» EXERCISE REQUIREMENTS
Copy out the records in full, word for word, without pictures.

» DATASET
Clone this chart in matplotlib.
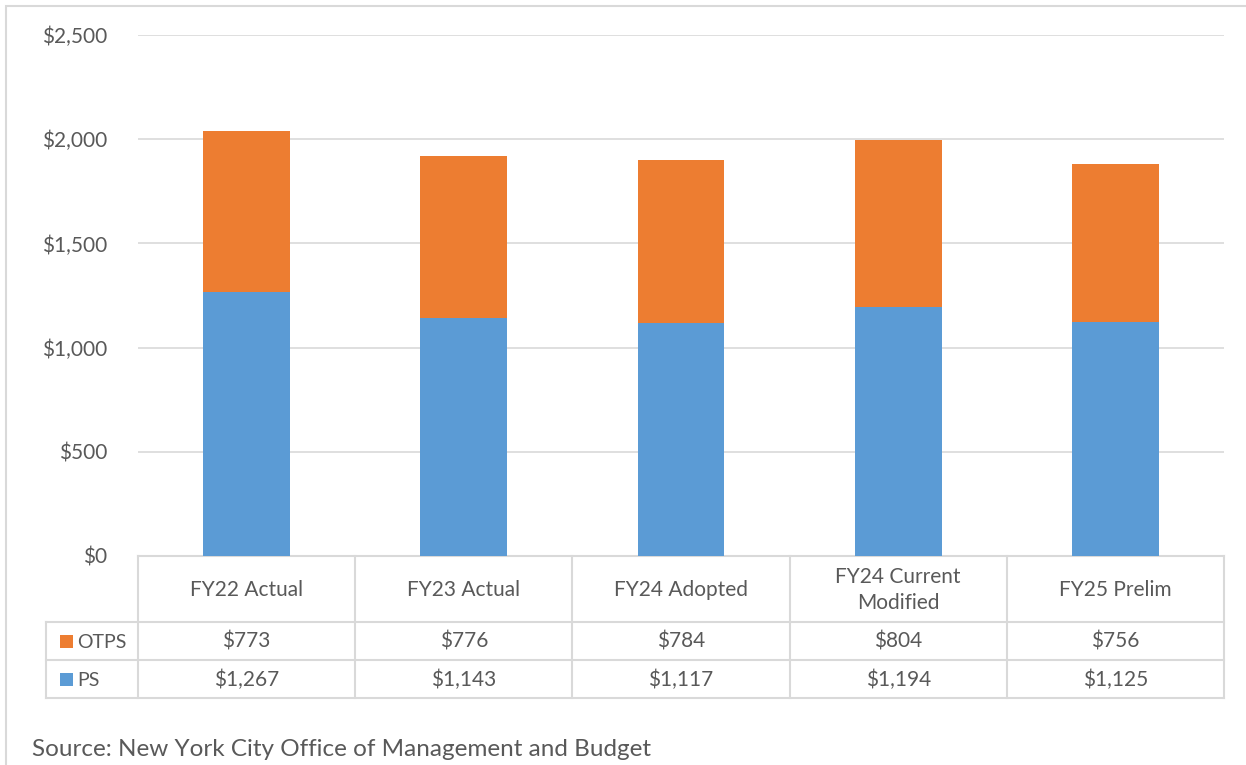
import numpy as np
import matplotlib.pyplot as plt
import matplotlib.transforms as mtransforms
from matplotlib.lines import Line2D
from matplotlib.patches import Rectangle

plt.rcParams['font.family'] = ['Lato', 'DejaVu Sans']

# Data (millions)
categories = ["FY22 Actual", "FY23 Actual", "FY24 Adopted", "FY24 Current\nModified", "FY25 Prelim"]
ps = [1267, 1143, 1117, 1194, 1125]
otps = [773, 776, 784, 804, 756]
yticks = [0, 500, 1000, 1500, 2000, 2500]

blue = '#5B9BD5'
orange = '#ED7D31'
grid_c = '#D9D9D9'
txt_c = '#595959'

W, H = 1246, 765
fig = plt.figure(figsize=(W / 100, H / 100), dpi=100)

def fx(px):
    return px / W

def fy(py):
    return 1 - py / H

ax = fig.add_axes([fx(138), fy(556), fx(1224) - fx(138), fy(35) - fy(556)])
x = np.arange(len(categories))
ax.bar(x, ps, width=0.4, color=blue, zorder=3)
ax.bar(x, otps, width=0.4, bottom=ps, color=orange, zorder=3)
ax.set_xlim(-0.5, len(categories) - 0.5)
ax.set_ylim(0, 2500)
ax.set_yticks(yticks)
ax.set_yticklabels(['${:,}'.format(v) for v in yticks], fontsize=15, color=txt_c)
ax.tick_params(axis='y', length=0, pad=22)
ax.set_xticks([])
ax.grid(axis='y', color=grid_c, linewidth=1.2, zorder=0)
for s in ['top', 'right', 'left']:
    ax.spines[s].set_visible(False)
ax.spines['bottom'].set_color(grid_c)
ax.spines['bottom'].set_linewidth(1.5)

# chart frame
fig.add_artist(Rectangle((fx(6), fy(770)), 1.2, fy(6) - fy(770), transform=fig.transFigure,
                         fill=False, edgecolor=grid_c, linewidth=1.5))

# data table below
tr = mtransforms.blended_transform_factory(ax.transData, fig.transFigure)
lw = 1.5
row_h = [556, 622, 660, 698]
for yy in row_h[1:]:
    fig.add_artist(Line2D([fx(46), fx(1224)], [fy(yy), fy(yy)], transform=fig.transFigure,
                          color=grid_c, linewidth=lw))
for k in range(len(categories) + 1):
    fig.add_artist(Line2D([k - 0.5, k - 0.5], [fy(556), fy(698)], transform=tr,
                          color=grid_c, linewidth=lw))
fig.add_artist(Line2D([fx(46), fx(46)], [fy(622), fy(698)], transform=fig.transFigure,
                      color=grid_c, linewidth=lw))

for i, cat in enumerate(categories):
    fig.text(i, fy(590), cat, transform=tr, ha='center', va='center', fontsize=15,
             color=txt_c, linespacing=1.4)
    fig.text(i, fy(642), '${:,}'.format(otps[i]), transform=tr, ha='center', va='center',
             fontsize=15, color=txt_c)
    fig.text(i, fy(680), '${:,}'.format(ps[i]), transform=tr, ha='center', va='center',
             fontsize=15, color=txt_c)

for label, color, yc in [("OTPS", orange, 641), ("PS", blue, 679)]:
    fig.add_artist(Rectangle((fx(60), fy(yc + 7)), fx(13), fy(yc - 6) - fy(yc + 7),
                             transform=fig.transFigure, facecolor=color, edgecolor='none'))
    fig.text(fx(77), fy(yc + 1), label, ha='left', va='center', fontsize=14, color=txt_c)

fig.text(fx(32), fy(750), "Source: New York City Office of Management and Budget",
         ha='left', va='center', fontsize=17.5, color=txt_c)

fig.savefig('out.png', dpi=100)
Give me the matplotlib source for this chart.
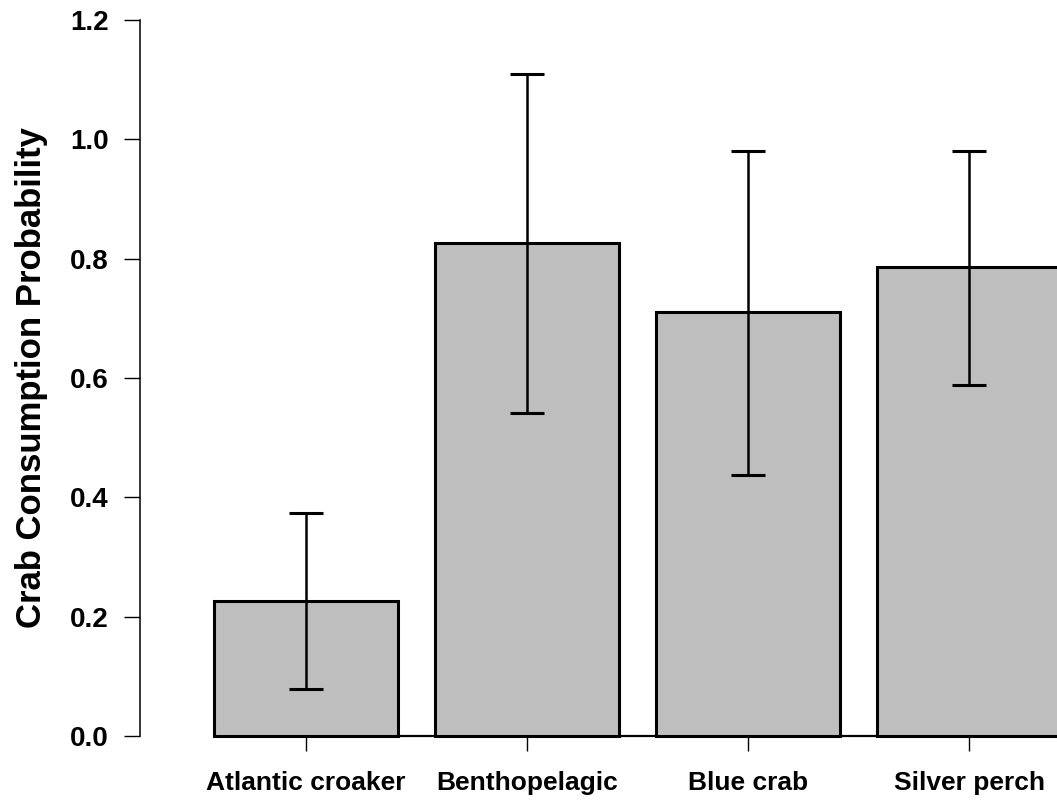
import numpy as np
import matplotlib
matplotlib.use("Agg")
import matplotlib.pyplot as plt

plt.rcParams['font.family'] = ['Liberation Sans', 'DejaVu Sans']
plt.rcParams['font.weight'] = 'bold'

# values
species = ["Atlantic croaker", "Benthopelagic", "Blue crab", "Silver perch"]
prob = [0.226, 0.826, 0.710, 0.786]
lower = [0.079, 0.541, 0.437, 0.588]
upper = [0.373, 1.110, 0.981, 0.981]
yticks = [0.0, 0.2, 0.4, 0.6, 0.8, 1.0, 1.2]

fig = plt.figure(figsize=(10.57, 8.01), dpi=100)
# right edge of last bar is cut by the figure edge, like the original
ax = fig.add_axes([140/1057, 65/801, 917/1057, 716/801])

x = np.arange(len(species))
w = 0.835
ax.bar(x, prob, width=w, color="#bebebe", edgecolor="black", linewidth=2.2, clip_on=False, zorder=2)
ax.hlines(0, x[0] - w/2, x[-1] + 1, color="black", linewidth=1.6, clip_on=False, zorder=1)

err = [np.array(prob) - np.array(lower), np.array(upper) - np.array(prob)]
ax.errorbar(x, prob, yerr=err, fmt="none", ecolor="black", elinewidth=1.8,
            capsize=12, capthick=2.2, zorder=3)

ax.set_xlim(-0.751, 3.398)
ax.set_ylim(0, 1.2)
ax.set_yticks(yticks)
ax.set_yticklabels(["%.1f" % t for t in yticks], fontsize=20, fontweight="bold")
ax.set_xticks(x)
ax.set_xticklabels(species, fontsize=19, fontweight="bold")
ax.tick_params(axis="y", length=11.5, width=1, pad=11)
ax.tick_params(axis="x", length=11, width=1, pad=14)

for s in ["top", "right", "bottom"]:
    ax.spines[s].set_visible(False)
ax.spines["left"].set_linewidth(1.1)

ax.set_ylabel("Crab Consumption Probability", fontsize=25, fontweight="bold")
ax.yaxis.set_label_coords(-0.100, 0.5)

fig.savefig("out.png", dpi=100)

» RESULT OF THE TASK
Clone this chart in matplotlib.
import numpy as np
import matplotlib.pyplot as plt
import matplotlib.transforms as mtransforms
from matplotlib.lines import Line2D
from matplotlib.patches import Rectangle

plt.rcParams['font.family'] = ['Lato', 'DejaVu Sans']

# Data (millions)
categories = ["FY22 Actual", "FY23 Actual", "FY24 Adopted", "FY24 Current\nModified", "FY25 Prelim"]
ps = [1267, 1143, 1117, 1194, 1125]
otps = [773, 776, 784, 804, 756]
yticks = [0, 500, 1000, 1500, 2000, 2500]

blue = '#5B9BD5'
orange = '#ED7D31'
grid_c = '#D9D9D9'
txt_c = '#595959'

W, H = 1246, 765
fig = plt.figure(figsize=(W / 100, H / 100), dpi=100)

def fx(px):
    return px / W

def fy(py):
    return 1 - py / H

ax = fig.add_axes([fx(138), fy(556), fx(1224) - fx(138), fy(35) - fy(556)])
x = np.arange(len(categories))
ax.bar(x, ps, width=0.4, color=blue, zorder=3)
ax.bar(x, otps, width=0.4, bottom=ps, color=orange, zorder=3)
ax.set_xlim(-0.5, len(categories) - 0.5)
ax.set_ylim(0, 2500)
ax.set_yticks(yticks)
ax.set_yticklabels(['${:,}'.format(v) for v in yticks], fontsize=15, color=txt_c)
ax.tick_params(axis='y', length=0, pad=22)
ax.set_xticks([])
ax.grid(axis='y', color=grid_c, linewidth=1.2, zorder=0)
for s in ['top', 'right', 'left']:
    ax.spines[s].set_visible(False)
ax.spines['bottom'].set_color(grid_c)
ax.spines['bottom'].set_linewidth(1.5)

# chart frame
fig.add_artist(Rectangle((fx(6), fy(770)), 1.2, fy(6) - fy(770), transform=fig.transFigure,
                         fill=False, edgecolor=grid_c, linewidth=1.5))

# data table below
tr = mtransforms.blended_transform_factory(ax.transData, fig.transFigure)
lw = 1.5
row_h = [556, 622, 660, 698]
for yy in row_h[1:]:
    fig.add_artist(Line2D([fx(46), fx(1224)], [fy(yy), fy(yy)], transform=fig.transFigure,
                          color=grid_c, linewidth=lw))
for k in range(len(categories) + 1):
    fig.add_artist(Line2D([k - 0.5, k - 0.5], [fy(556), fy(698)], transform=tr,
                          color=grid_c, linewidth=lw))
fig.add_artist(Line2D([fx(46), fx(46)], [fy(622), fy(698)], transform=fig.transFigure,
                      color=grid_c, linewidth=lw))

for i, cat in enumerate(categories):
    fig.text(i, fy(590), cat, transform=tr, ha='center', va='center', fontsize=15,
             color=txt_c, linespacing=1.4)
    fig.text(i, fy(642), '${:,}'.format(otps[i]), transform=tr, ha='center', va='center',
             fontsize=15, color=txt_c)
    fig.text(i, fy(680), '${:,}'.format(ps[i]), transform=tr, ha='center', va='center',
             fontsize=15, color=txt_c)

for label, color, yc in [("OTPS", orange, 641), ("PS", blue, 679)]:
    fig.add_artist(Rectangle((fx(60), fy(yc + 7)), fx(13), fy(yc - 6) - fy(yc + 7),
                             transform=fig.transFigure, facecolor=color, edgecolor='none'))
    fig.text(fx(77), fy(yc + 1), label, ha='left', va='center', fontsize=14, color=txt_c)

fig.text(fx(32), fy(750), "Source: New York City Office of Management and Budget",
         ha='left', va='center', fontsize=17.5, color=txt_c)

fig.savefig('out.png', dpi=100)
Give me the matplotlib source for this chart.
import numpy as np
import matplotlib
matplotlib.use("Agg")
import matplotlib.pyplot as plt

plt.rcParams['font.family'] = ['Liberation Sans', 'DejaVu Sans']
plt.rcParams['font.weight'] = 'bold'

# values
species = ["Atlantic croaker", "Benthopelagic", "Blue crab", "Silver perch"]
prob = [0.226, 0.826, 0.710, 0.786]
lower = [0.079, 0.541, 0.437, 0.588]
upper = [0.373, 1.110, 0.981, 0.981]
yticks = [0.0, 0.2, 0.4, 0.6, 0.8, 1.0, 1.2]

fig = plt.figure(figsize=(10.57, 8.01), dpi=100)
# right edge of last bar is cut by the figure edge, like the original
ax = fig.add_axes([140/1057, 65/801, 917/1057, 716/801])

x = np.arange(len(species))
w = 0.835
ax.bar(x, prob, width=w, color="#bebebe", edgecolor="black", linewidth=2.2, clip_on=False, zorder=2)
ax.hlines(0, x[0] - w/2, x[-1] + 1, color="black", linewidth=1.6, clip_on=False, zorder=1)

err = [np.array(prob) - np.array(lower), np.array(upper) - np.array(prob)]
ax.errorbar(x, prob, yerr=err, fmt="none", ecolor="black", elinewidth=1.8,
            capsize=12, capthick=2.2, zorder=3)

ax.set_xlim(-0.751, 3.398)
ax.set_ylim(0, 1.2)
ax.set_yticks(yticks)
ax.set_yticklabels(["%.1f" % t for t in yticks], fontsize=20, fontweight="bold")
ax.set_xticks(x)
ax.set_xticklabels(species, fontsize=19, fontweight="bold")
ax.tick_params(axis="y", length=11.5, width=1, pad=11)
ax.tick_params(axis="x", length=11, width=1, pad=14)

for s in ["top", "right", "bottom"]:
    ax.spines[s].set_visible(False)
ax.spines["left"].set_linewidth(1.1)

ax.set_ylabel("Crab Consumption Probability", fontsize=25, fontweight="bold")
ax.yaxis.set_label_coords(-0.100, 0.5)

fig.savefig("out.png", dpi=100)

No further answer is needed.